Paul Ryan: no carry tax debate until 2017

Tax reform on carried interest is a ‘2017 conversation,’ according to the House Ways and Means Committee chairman.

This year’s bipartisan attempt to reform business taxes will not include changes to the taxation on carried interest, House Ways and Means Committee Chairman Paul Ryan (R-Wisc.) stated at a conference Tuesday.

“That is on the individual side of the code, so it’s not something that we’re looking at right now,” Ryan said at the event hosted by the American Institute of Certified Public Accountants, according to Bloomberg. “That’s what we see as a 2017 conversation.”
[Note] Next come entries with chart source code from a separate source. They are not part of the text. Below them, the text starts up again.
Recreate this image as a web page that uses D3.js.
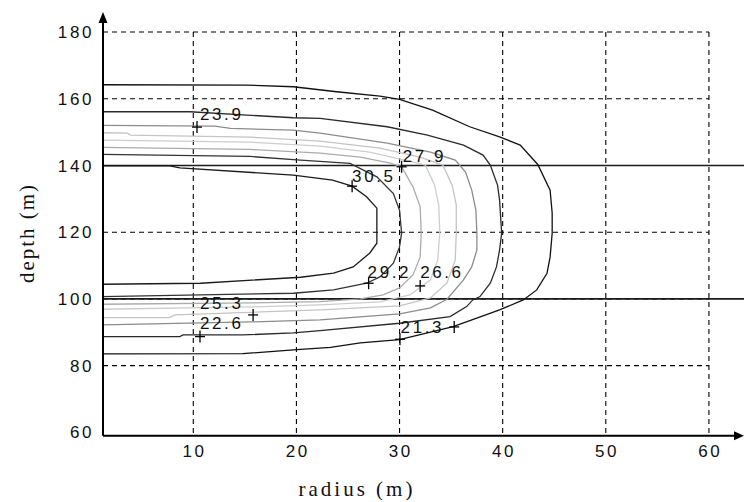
<!DOCTYPE html>
<html><head><meta charset="utf-8">
<script src="https://cdn.jsdelivr.net/npm/d3@7"></script>
<style>body{margin:0;background:#fff}svg{display:block}</style>
</head><body>
<svg id="c" width="744" height="502"></svg>
<script>
// ---- data ----
const xTicks = [10, 20, 30, 40, 50, 60];
const yTicks = [60, 80, 100, 120, 140, 160, 180];
const layerDepths = [140, 100];
const levels = ["21.3", "22.6", "23.9", "25.3", "26.6", "27.9", "29.2", "30.5"];

const c213 = [[1.2,164.2],[15.1,164.1],[19.7,163.6],[23.9,162.1],[28.1,160.8],[30.0,159.8],[33.2,156.6],[36.8,151.6],[39.7,148.6],[41.7,146.1],[43.4,140.3],[44.6,132.6],[44.8,125.7],[44.8,119.7],[44.6,112.6],[44.3,107.7],[43.3,102.7],[42.0,99.7],[39.7,96.7],[35.2,91.7],[30.0,87.8],[26.2,86.8],[23.3,85.5],[19.7,84.7],[14.8,83.6],[1.2,83.5]];
const c226 = [[1.2,156.1],[9.7,156.1],[15.2,155.1],[19.7,154.3],[22.3,154.1],[28.8,151.6],[32.7,149.1],[36.2,146.1],[38.1,143.1],[38.8,140.1],[39.5,134.1],[39.7,129.6],[39.9,119.7],[39.7,114.7],[39.4,109.6],[38.8,104.7],[37.8,100.7],[37.1,99.7],[36.5,97.7],[34.9,94.7],[30.0,92.7],[22.3,90.5],[19.7,89.8],[14.8,89.2],[9.0,89.2],[8.7,88.7],[1.2,88.7]];
const c239 = [[1.2,152.0],[12.1,151.8],[13.6,151.1],[19.7,150.6],[22.3,149.7],[28.8,146.7],[33.0,144.0],[35.4,141.6],[36.4,138.0],[37.0,132.6],[37.4,126.6],[37.5,119.7],[37.5,114.7],[37.0,109.6],[36.2,105.7],[34.6,99.9],[33.0,97.3],[30.0,95.5],[22.3,93.7],[15.5,93.1],[1.2,92.2]];
const c253 = [[1.2,149.8],[3.6,149.7],[3.9,149.1],[15.5,148.5],[22.3,147.3],[28.1,145.2],[32.0,142.5],[34.2,140.1],[35.1,134.1],[35.5,128.1],[35.5,119.7],[35.4,111.7],[34.6,104.8],[33.0,100.3],[30.0,97.9],[22.3,96.7],[8.2,95.2],[7.7,94.4],[1.2,94.4]];
const c266 = [[1.2,147.6],[15.5,147.0],[22.3,145.8],[27.1,144.0],[30.5,141.6],[32.5,140.1],[33.4,134.1],[33.8,128.1],[33.9,119.7],[33.7,111.7],[33.0,105.7],[31.0,101.2],[28.1,99.1],[22.3,98.2],[15.5,97.6],[1.2,96.9]];
const c279 = [[1.2,145.4],[15.5,144.8],[22.3,143.7],[26.2,142.5],[29.1,140.7],[30.2,139.6],[31.3,133.6],[32.0,127.6],[32.1,119.7],[32.0,112.6],[31.3,107.2],[30.0,103.3],[28.4,101.2],[26.2,100.0],[22.3,99.2],[15.5,98.8],[1.2,98.4]];
const c292 = [[1.2,143.3],[15.5,142.7],[20.4,141.6],[25.2,140.6],[27.8,136.6],[29.4,131.6],[30.0,126.6],[30.2,119.7],[30.0,115.6],[29.4,110.7],[28.1,106.6],[26.8,104.7],[23.6,102.7],[19.7,101.7],[10.7,101.2],[1.2,100.7]];
const c305 = [[1.2,139.9],[7.7,139.9],[8.7,139.3],[19.7,137.1],[23.5,135.6],[25.4,133.8],[26.8,130.6],[27.8,127.2],[27.8,119.7],[27.8,116.7],[27.1,113.7],[25.5,109.6],[23.6,107.7],[20.4,106.5],[10.7,104.7],[1.2,104.4]];
const contours = [c213, c226, c239, c253, c266, c279, c292, c305];

// label anchor points (text start) and "+" marks, in data units
const labelPos = [[30.1,89.8],[10.65,91.0],[10.65,153.6],[10.65,97.0],[32.0,106.2],[30.3,140.9],[26.9,106.2],[25.4,135.1]];
const marks = [[10.36,151.5],[30.2,139.6],[25.4,133.8],[27.0,104.7],[32.0,103.9],[35.3,91.6],[30.04,87.9],[10.65,88.7],[15.8,95.2]];

// ---- drawing ----
const svg = d3.select("#c");
const x = d3.scaleLinear().domain([1.245, 63.4]).range([103, 744]);
const y = d3.scaleLinear().domain([59, 185.7]).range([435.7, 13]);
const xMin = x.domain()[0], yMin = y.domain()[0];

const colors = ["#111", "#2a2a2a", "#8c8c8c", "#c4c4c4", "#cdcdcd", "#ababab", "#333", "#1a1a1a"];

// grid
const grid = svg.append("g").attr("stroke", "#000").attr("stroke-width", 1.1).attr("stroke-dasharray", "5,4").attr("fill", "none");
xTicks.forEach(t => grid.append("line").attr("x1", x(t)).attr("x2", x(t)).attr("y1", y(180)).attr("y2", y(yMin)));
yTicks.filter(t => t > 60).forEach(t => grid.append("line").attr("x1", x(xMin)).attr("x2", x(60)).attr("y1", y(t)).attr("y2", y(t)));

// layer boundaries
layerDepths.forEach(d => svg.append("line").attr("x1", x(xMin)).attr("x2", 744).attr("y1", y(d)).attr("y2", y(d))
  .attr("stroke", "#1a1a1a").attr("stroke-width", 1.6));

// contours
const line = d3.line().x(d => x(d[0])).y(d => y(d[1]));
contours.forEach((c, i) => svg.append("path").attr("d", line(c)).attr("fill", "none")
  .attr("stroke", colors[i]).attr("stroke-width", 1.3));

// marks
const mk = svg.append("g").attr("stroke", "#000").attr("stroke-width", 1.3);
marks.forEach(m => {
  const cx = x(m[0]), cy = y(m[1]);
  mk.append("line").attr("x1", cx - 5).attr("x2", cx + 5).attr("y1", cy).attr("y2", cy);
  mk.append("line").attr("x1", cx).attr("x2", cx).attr("y1", cy - 6).attr("y2", cy + 6);
});

// contour labels
const fontSans = "'Liberation Sans', Arial, sans-serif";
levels.forEach((lv, i) => svg.append("text").attr("x", x(labelPos[i][0])).attr("y", y(labelPos[i][1]))
  .attr("font-family", fontSans).attr("font-size", 17).attr("letter-spacing", 2.6).attr("fill", "#111").text(lv));

// axes
svg.append("line").attr("x1", x(xMin)).attr("x2", 738).attr("y1", y(yMin)).attr("y2", y(yMin)).attr("stroke", "#000").attr("stroke-width", 2);
svg.append("line").attr("x1", x(xMin)).attr("x2", x(xMin)).attr("y1", y(yMin)).attr("y2", 20).attr("stroke", "#000").attr("stroke-width", 2);
svg.append("path").attr("d", `M${x(xMin)},12 L${x(xMin)-4.5},23 L${x(xMin)+4.5},23 Z`).attr("fill", "#000");
svg.append("path").attr("d", `M744,${y(yMin)} L734,${y(yMin)-4.5} L734,${y(yMin)+4.5} Z`).attr("fill", "#000");

// tick labels
yTicks.forEach(t => svg.append("text").attr("x", 94).attr("y", y(t)).attr("dy", "0.36em").attr("text-anchor", "end")
  .attr("font-family", fontSans).attr("font-size", 17).attr("letter-spacing", 2.6).attr("fill", "#111").text(t));
xTicks.forEach(t => svg.append("text").attr("x", x(t) + 1.3).attr("y", 457).attr("text-anchor", "middle")
  .attr("font-family", fontSans).attr("font-size", 17).attr("letter-spacing", 2.6).attr("fill", "#111").text(t));

// axis titles
const fontSerif = "'Liberation Serif', 'Times New Roman', serif";
svg.append("text").attr("x", 357).attr("y", 496).attr("text-anchor", "middle").attr("font-family", fontSerif)
  .attr("font-size", 21).attr("letter-spacing", 3).attr("fill", "#111").text("radius (m)");
svg.append("text").attr("transform", "translate(34,233) rotate(-90)").attr("text-anchor", "middle").attr("font-family", fontSerif)
  .attr("font-size", 21).attr("letter-spacing", 2).attr("fill", "#111").text("depth (m)");
</script>
</body></html>
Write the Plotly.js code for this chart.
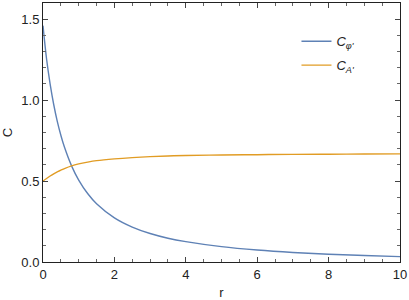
<!DOCTYPE html>
<html>
<head>
<meta charset="utf-8">
<script src="https://cdn.plot.ly/plotly-3.0.1.min.js"></script>
<style>html,body{margin:0;padding:0;background:#fff;}#chart{width:409px;height:300px;}</style>
</head>
<body>
<div id="chart"></div>
<script>
var rValues = [0, 0.1, 0.2, 0.3, 0.4, 0.5, 0.6, 0.8, 1.0, 1.25, 1.5, 2, 2.5, 3, 3.5, 4, 5, 6, 7, 8, 9, 10];
var cPhi = [1.46, 1.254, 1.099, 0.973, 0.869, 0.783, 0.710, 0.594, 0.506, 0.423, 0.360, 0.273, 0.216, 0.176, 0.147, 0.126, 0.095, 0.074, 0.059, 0.048, 0.040, 0.033];
var cA = [0.500, 0.516, 0.531, 0.545, 0.557, 0.567, 0.577, 0.594, 0.606, 0.617, 0.626, 0.637, 0.645, 0.651, 0.655, 0.658, 0.661, 0.663, 0.665, 0.666, 0.667, 0.668];
var seriesNames = ["<i>C</i><sub><i>φ'</i></sub>", "<i>C</i><sub><i>A'</i></sub>"];
var xTicks = [0, 2, 4, 6, 8, 10];
var yTicks = [0, 0.5, 1.0, 1.5];

var traces = [
  {x: rValues, y: cPhi, name: seriesNames[0], legendgroup: 'g1', mode: 'lines', line: {color: '#5E81B5', width: 1.4, shape: 'spline'}},
  {x: rValues, y: cA, name: seriesNames[1], legendgroup: 'g2', mode: 'lines', line: {color: '#E19C24', width: 1.4, shape: 'spline'}}
];

var fontFam = 'Liberation Sans, Arial, sans-serif';
var axisCommon = {
  showgrid: false, zeroline: false, showline: true, linecolor: '#222', linewidth: 1,
  mirror: 'allticks', ticks: 'inside', ticklen: 5, tickcolor: '#444', tickwidth: 1,
  tickfont: {family: fontFam, size: 13, color: '#222'}
};

var layout = {
  width: 409, height: 300,
  margin: {l: 43, r: 9, t: 3, b: 38},
  paper_bgcolor: '#fff', plot_bgcolor: '#fff',
  showlegend: true,
  legend: {x: 0.71, y: 0.91, xanchor: 'left', yanchor: 'top', bgcolor: 'rgba(0,0,0,0)',
           font: {family: fontFam, size: 13, color: '#222'}, tracegroupgap: 4},
  xaxis: Object.assign({}, axisCommon, {
    range: [0, 10], tickvals: xTicks, ticktext: xTicks.map(String),
    minor: {dtick: 0.5, ticks: 'inside', ticklen: 3, tickcolor: '#666', tickwidth: 1},
    title: {text: 'r', standoff: 8, font: {family: fontFam, size: 13, color: '#222'}}
  }),
  yaxis: Object.assign({}, axisCommon, {
    range: [0, 1.6], tickvals: yTicks, ticktext: yTicks.map(function(v){return v.toFixed(1);}),
    minor: {dtick: 0.1, ticks: 'inside', ticklen: 3, tickcolor: '#666', tickwidth: 1},
    title: {text: 'C', standoff: 10, font: {family: fontFam, size: 13, color: '#222'}}
  })
};

Plotly.newPlot('chart', traces, layout, {displayModeBar: false, staticPlot: true});
</script>
</body>
</html>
Ryan’s comments clash with statements made by President Barack Obama just last week. Obama, who has long promised to tax carried interest as ordinary income (at a rate of up to 39.6 percent) instead of its current treatment as capital gains (at a rate of 20 percent), reiterated his commitment to hiking carry tax in a speech at Georgetown University.

“The top 25 hedge fund managers made more than all the kindergarten teachers in the country,” Obama stated. “There’s a fairness issue involved here.”

Democrats and Republicans have battled for years on carried interest, and laws aiming to tax carry as ordinary income have been put forward repeatedly over the past six years, but none have garnered enough support to become law.

In one of her first public appearances since announcing her candidacy for president, Hillary Clinton also targeted fund manager pay as an example of growing income inequality in the US.

“There’s something wrong when hedge fund managers pay lower tax rates than nurses or the truckers that I saw on I-80 as I was driving here over the last two days,” Clinton said during a campaign stop in Iowa last month.

At the conference, Ryan declined to weigh on in whether he thinks the carry tax break should be scrapped, but insisted that it won’t be going anywhere until the individual tax system is revamped (after there’s a new president), according to The Hill.

“The thing that I don’t think we ought to be doing is buying into class warfare,” Ryan said.